There are from model structure... Doc here
BooleanField
class BooleanField(**options)
that defines, the basic structure of a database field, () is used, and it has some parameters taken as options. that is the part:
models.BooleansField()
Since this is a field struvture, available options are defines as:
unique
Field.unique
So,
models.BooleansField(unique=True)
That is the general usage. Since uniqu is a basic option available to all field types, it classified as field.unique. There are some options available to a single field type, like symmetrical which is a ManyToMany field option, is classified as ManyToMany.Symmetrical
For the queryset
class QuerySet([model=None])
That is used as you use a function, but you use it to filter a model, with other words, write a filter query to execute... It has some methods, like filter...
filter(**kwargs)
Since this takes some kwargs, and as i told before, this is used to filter your query results, so kwargs must be your model fields (database table fields) Like:
MyModel.objects.filter(id=15)
what object is defines in the doc, but it is a manager that helps you get related objects.
Doc contains good examples, but you have to start from tutors, that is what i can advice you...

How can i get a list of objects from a postgresql view table to display

this is a model of the view table.
class QryDescChar(models.Model):
iid_id = models.IntegerField()
cid_id = models.IntegerField()
cs = models.CharField(max_length=10)
cid = models.IntegerField()
charname = models.CharField(max_length=50)
class Meta:
db_table = u'qry_desc_char'
this is the SQL i use to create the table
CREATE VIEW qry_desc_char as
SELECT
tbl_desc.iid_id,
tbl_desc.cid_id,
tbl_desc.cs,
tbl_char.cid,
tbl_char.charname
FROM tbl_desC,tbl_char
WHERE tbl_desc.cid_id = tbl_char.cid;
i dont know if i need a function in models or views or both. i want to get a list of objects from that database to display it. This might be easy but im new at Django and python so i having some problems
Django 1.1 brought in a new feature that you might find useful. You should be able to do something like:
class QryDescChar(models.Model):
iid_id = models.IntegerField()
cid_id = models.IntegerField()
cs = models.CharField(max_length=10)
cid = models.IntegerField()
charname = models.CharField(max_length=50)
class Meta:
db_table = u'qry_desc_char'
managed = False
The documentation for the managed Meta class option is here. A relevant quote:
If False, no database table creation
or deletion operations will be
performed for this model. This is
useful if the model represents an
existing table or a database view that
has been created by some other means.
This is the only difference when
managed is False. All other aspects of
model handling are exactly the same as
normal.
Once that is done, you should be able to use your model normally. To get a list of objects you'd do something like:
qry_desc_char_list = QryDescChar.objects.all()

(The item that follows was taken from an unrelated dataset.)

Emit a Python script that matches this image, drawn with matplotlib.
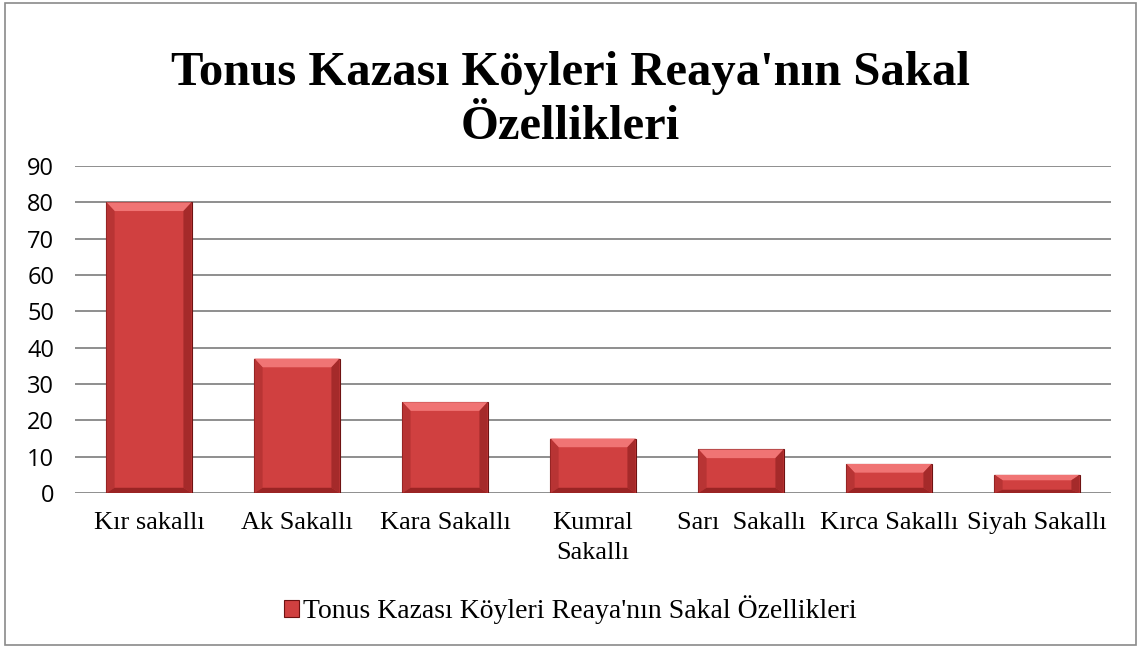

To actually get the list into your template you might want to look at generic views, specifically the object_list view.
If your RDBMS lets you create writable views and the view you create has the exact structure than the table Django would create I guess that should work directly.
(This is an old question, but is an area that still trips people up and is still highly relevant to anyone using Django with a pre-existing, normalized schema.)
In your SELECT statement you will need to add a numeric "id" because Django expects one, even on an unmanaged model. You can use the row_number() window function to accomplish this if there isn't a guaranteed unique integer value on the row somewhere (and with views this is often the case).
In this case I'm using an ORDER BY clause with the window function, but you can do anything that's valid, and while you're at it you may as well use a clause that's useful to you in some way. Just make sure you do not try to use Django ORM dot references to relations because they look for the "id" column by default, and yours are fake.
Additionally I would consider renaming my output columns to something more meaningful if you're going to use it within an object. With those changes in place the query would look more like (of course, substitute your own terms for the "AS" clauses):
CREATE VIEW qry_desc_char as
SELECT
row_number() OVER (ORDER BY tbl_char.cid) AS id,
tbl_desc.iid_id AS iid_id,
tbl_desc.cid_id AS cid_id,
tbl_desc.cs AS a_better_name,
tbl_char.cid AS something_descriptive,
tbl_char.charname AS name
FROM tbl_desc,tbl_char
WHERE tbl_desc.cid_id = tbl_char.cid;
Once that is done, in Django your model could look like this:
class QryDescChar(models.Model):
iid_id = models.ForeignKey('WhateverIidIs', related_name='+',
db_column='iid_id', on_delete=models.DO_NOTHING)
cid_id = models.ForeignKey('WhateverCidIs', related_name='+',
db_column='cid_id', on_delete=models.DO_NOTHING)
a_better_name = models.CharField(max_length=10)
something_descriptive = models.IntegerField()
name = models.CharField(max_length=50)
class Meta:
managed = False
db_table = 'qry_desc_char'
You don't need the "_id" part on the end of the id column names, because you can declare the column name on the Django model with something more descriptive using the "db_column" argument as I did above (but here I only it to prevent Django from adding another "_id" to the end of cid_id and iid_id -- which added zero semantic value to your code). Also, note the "on_delete" argument. Django does its own thing when it comes to cascading deletes, and on an interesting data model you don't want this -- and when it comes to views you'll just get an error and an aborted transaction. Prior to Django 1.5 you have to patch it to make DO_NOTHING actually mean "do nothing" -- otherwise it will still try to (needlessly) query and collect all related objects before going through its delete cycle, and the query will fail, halting the entire operation.
Incidentally, I wrote an in-depth explanation of how to do this just the other day.
You are trying to fetch records from a view. This is not correct as a view does not map to a model, a table maps to a model.
You should use Django ORM to fetch QryDescChar objects. Please note that Django ORM will fetch them directly from the table. You can consult Django docs for extra() and select_related() methods which will allow you to fetch related data (data you want to get from the other table) in different ways.